(Stored dataset items)

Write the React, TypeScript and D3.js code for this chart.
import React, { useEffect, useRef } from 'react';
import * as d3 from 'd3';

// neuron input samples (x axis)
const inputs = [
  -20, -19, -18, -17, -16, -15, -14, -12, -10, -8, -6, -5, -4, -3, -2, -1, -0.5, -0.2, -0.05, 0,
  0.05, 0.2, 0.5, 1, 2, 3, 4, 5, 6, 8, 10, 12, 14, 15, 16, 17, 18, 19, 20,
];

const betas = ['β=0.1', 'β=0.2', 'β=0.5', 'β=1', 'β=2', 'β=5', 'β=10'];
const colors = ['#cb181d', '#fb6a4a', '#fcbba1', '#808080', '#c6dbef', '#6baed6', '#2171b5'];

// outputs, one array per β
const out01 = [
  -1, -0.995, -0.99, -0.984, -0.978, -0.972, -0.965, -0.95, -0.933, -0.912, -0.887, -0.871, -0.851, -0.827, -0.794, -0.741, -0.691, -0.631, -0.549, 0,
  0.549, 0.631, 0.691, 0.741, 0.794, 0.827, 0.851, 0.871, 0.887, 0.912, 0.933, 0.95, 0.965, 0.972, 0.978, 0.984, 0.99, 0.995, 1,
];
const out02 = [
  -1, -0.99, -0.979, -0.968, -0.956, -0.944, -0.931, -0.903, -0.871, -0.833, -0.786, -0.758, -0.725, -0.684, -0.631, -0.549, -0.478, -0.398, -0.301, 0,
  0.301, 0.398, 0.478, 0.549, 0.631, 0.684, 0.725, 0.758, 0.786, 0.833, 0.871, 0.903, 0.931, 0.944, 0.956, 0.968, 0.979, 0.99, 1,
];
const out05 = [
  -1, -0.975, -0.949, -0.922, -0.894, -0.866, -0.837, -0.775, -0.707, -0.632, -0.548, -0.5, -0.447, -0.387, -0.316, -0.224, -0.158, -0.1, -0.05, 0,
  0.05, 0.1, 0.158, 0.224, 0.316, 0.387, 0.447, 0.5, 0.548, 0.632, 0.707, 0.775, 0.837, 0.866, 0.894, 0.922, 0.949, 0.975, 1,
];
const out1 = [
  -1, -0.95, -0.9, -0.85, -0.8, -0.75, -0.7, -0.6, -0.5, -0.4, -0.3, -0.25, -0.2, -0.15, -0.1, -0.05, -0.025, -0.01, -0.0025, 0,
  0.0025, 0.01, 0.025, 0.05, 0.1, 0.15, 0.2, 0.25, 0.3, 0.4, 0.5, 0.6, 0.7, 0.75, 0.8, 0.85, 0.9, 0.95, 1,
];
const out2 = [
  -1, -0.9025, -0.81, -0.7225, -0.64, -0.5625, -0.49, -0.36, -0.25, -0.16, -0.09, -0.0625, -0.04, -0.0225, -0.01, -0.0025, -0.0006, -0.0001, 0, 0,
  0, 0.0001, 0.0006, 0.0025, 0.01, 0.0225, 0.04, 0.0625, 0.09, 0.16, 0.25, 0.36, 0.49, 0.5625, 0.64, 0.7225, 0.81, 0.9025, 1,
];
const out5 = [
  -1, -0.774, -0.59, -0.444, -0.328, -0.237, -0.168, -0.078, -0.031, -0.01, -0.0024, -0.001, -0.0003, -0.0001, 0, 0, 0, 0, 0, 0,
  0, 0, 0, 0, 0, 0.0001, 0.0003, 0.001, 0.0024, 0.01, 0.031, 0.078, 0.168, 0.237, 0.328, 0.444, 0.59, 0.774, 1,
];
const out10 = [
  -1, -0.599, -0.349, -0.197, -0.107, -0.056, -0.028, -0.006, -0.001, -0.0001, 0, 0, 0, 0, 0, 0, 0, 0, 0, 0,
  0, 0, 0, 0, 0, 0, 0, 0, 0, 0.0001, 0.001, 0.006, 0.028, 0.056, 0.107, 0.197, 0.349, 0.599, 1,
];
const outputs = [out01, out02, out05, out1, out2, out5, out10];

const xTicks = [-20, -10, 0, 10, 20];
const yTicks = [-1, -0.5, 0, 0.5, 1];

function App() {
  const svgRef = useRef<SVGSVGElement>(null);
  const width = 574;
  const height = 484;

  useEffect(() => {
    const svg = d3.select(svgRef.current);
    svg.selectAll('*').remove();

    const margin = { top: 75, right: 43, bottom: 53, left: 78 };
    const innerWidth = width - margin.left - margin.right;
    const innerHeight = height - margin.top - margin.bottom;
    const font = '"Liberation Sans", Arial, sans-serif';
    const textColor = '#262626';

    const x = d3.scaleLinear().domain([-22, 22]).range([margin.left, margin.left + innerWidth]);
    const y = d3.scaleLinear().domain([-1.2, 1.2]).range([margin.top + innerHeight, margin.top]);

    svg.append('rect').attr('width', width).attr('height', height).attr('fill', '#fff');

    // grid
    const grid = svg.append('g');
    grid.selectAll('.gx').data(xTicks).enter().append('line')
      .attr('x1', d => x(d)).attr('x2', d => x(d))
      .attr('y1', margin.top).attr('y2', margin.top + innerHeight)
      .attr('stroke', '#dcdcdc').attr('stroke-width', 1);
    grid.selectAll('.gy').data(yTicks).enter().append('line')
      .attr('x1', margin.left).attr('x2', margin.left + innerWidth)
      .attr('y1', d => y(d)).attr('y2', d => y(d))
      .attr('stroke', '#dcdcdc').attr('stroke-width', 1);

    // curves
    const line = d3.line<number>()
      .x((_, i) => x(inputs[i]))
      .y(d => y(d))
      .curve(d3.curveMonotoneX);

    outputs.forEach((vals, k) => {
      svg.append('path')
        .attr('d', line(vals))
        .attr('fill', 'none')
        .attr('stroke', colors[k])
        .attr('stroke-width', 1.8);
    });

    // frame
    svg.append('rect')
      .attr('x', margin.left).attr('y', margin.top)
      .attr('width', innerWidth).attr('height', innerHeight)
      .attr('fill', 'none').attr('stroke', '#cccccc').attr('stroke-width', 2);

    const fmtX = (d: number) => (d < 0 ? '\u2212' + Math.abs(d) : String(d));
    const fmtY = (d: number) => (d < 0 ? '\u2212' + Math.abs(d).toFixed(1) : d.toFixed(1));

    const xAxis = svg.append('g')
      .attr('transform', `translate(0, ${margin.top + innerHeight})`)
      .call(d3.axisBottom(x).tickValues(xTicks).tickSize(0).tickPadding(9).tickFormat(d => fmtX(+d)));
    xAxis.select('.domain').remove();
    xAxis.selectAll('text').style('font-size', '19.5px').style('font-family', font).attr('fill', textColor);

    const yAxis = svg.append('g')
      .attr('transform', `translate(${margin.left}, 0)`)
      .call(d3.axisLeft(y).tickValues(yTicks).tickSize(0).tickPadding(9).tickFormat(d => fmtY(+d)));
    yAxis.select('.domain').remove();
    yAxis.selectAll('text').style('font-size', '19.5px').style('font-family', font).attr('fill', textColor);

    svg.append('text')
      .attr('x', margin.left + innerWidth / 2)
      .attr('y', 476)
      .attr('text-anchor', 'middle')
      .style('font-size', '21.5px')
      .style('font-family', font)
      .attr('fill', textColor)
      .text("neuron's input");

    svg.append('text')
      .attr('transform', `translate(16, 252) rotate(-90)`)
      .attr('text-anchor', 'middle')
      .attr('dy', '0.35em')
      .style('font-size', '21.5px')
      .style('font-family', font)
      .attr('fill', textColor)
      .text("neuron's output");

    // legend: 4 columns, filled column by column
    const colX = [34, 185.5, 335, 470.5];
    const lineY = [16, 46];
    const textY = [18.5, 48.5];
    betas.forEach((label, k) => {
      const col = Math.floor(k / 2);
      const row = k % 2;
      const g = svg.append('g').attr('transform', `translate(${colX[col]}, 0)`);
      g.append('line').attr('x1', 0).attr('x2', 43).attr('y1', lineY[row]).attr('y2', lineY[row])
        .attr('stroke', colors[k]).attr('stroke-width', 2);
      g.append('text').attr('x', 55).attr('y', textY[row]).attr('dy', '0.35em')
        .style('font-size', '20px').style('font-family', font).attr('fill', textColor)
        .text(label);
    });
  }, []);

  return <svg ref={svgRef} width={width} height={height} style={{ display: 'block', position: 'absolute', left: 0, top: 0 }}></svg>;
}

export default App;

* * *

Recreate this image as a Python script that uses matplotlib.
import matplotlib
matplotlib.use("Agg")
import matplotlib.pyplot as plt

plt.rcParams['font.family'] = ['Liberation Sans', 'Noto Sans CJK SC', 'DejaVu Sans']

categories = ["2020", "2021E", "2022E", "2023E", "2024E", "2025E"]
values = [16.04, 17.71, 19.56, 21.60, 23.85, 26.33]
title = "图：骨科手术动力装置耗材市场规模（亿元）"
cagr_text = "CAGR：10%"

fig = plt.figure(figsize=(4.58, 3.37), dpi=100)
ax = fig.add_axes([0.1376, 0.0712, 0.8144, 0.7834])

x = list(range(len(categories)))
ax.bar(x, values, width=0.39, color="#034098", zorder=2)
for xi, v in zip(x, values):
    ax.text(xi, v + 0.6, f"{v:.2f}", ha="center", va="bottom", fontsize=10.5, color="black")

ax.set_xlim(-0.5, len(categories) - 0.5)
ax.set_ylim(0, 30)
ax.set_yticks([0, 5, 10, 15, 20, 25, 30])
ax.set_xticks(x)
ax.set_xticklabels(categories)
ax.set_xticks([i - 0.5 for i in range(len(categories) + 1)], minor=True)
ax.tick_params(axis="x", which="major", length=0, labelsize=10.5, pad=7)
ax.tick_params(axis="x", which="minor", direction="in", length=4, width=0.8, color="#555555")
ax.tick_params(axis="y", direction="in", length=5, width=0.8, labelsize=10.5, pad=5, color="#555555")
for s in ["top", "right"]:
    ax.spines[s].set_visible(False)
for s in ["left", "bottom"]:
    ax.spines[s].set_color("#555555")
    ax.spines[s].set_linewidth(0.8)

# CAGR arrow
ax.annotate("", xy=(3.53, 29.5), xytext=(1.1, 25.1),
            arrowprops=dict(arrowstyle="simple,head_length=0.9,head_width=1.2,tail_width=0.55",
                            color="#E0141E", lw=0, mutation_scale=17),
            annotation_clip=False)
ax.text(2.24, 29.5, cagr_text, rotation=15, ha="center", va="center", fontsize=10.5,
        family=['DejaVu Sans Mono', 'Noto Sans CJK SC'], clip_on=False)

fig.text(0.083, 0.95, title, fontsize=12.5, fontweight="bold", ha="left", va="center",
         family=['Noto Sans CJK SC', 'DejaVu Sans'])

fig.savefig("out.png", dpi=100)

▶ [EXERCISE GOAL]:
Take the lines from the line with "Write the React, TypeScript" through the line with "import * as d3 from 'd3';", both ends included, and give them again exactly, with nothing else.

▶ [TASK RESPONSE]:
Write the React, TypeScript and D3.js code for this chart.
import React, { useEffect, useRef } from 'react';
import * as d3 from 'd3';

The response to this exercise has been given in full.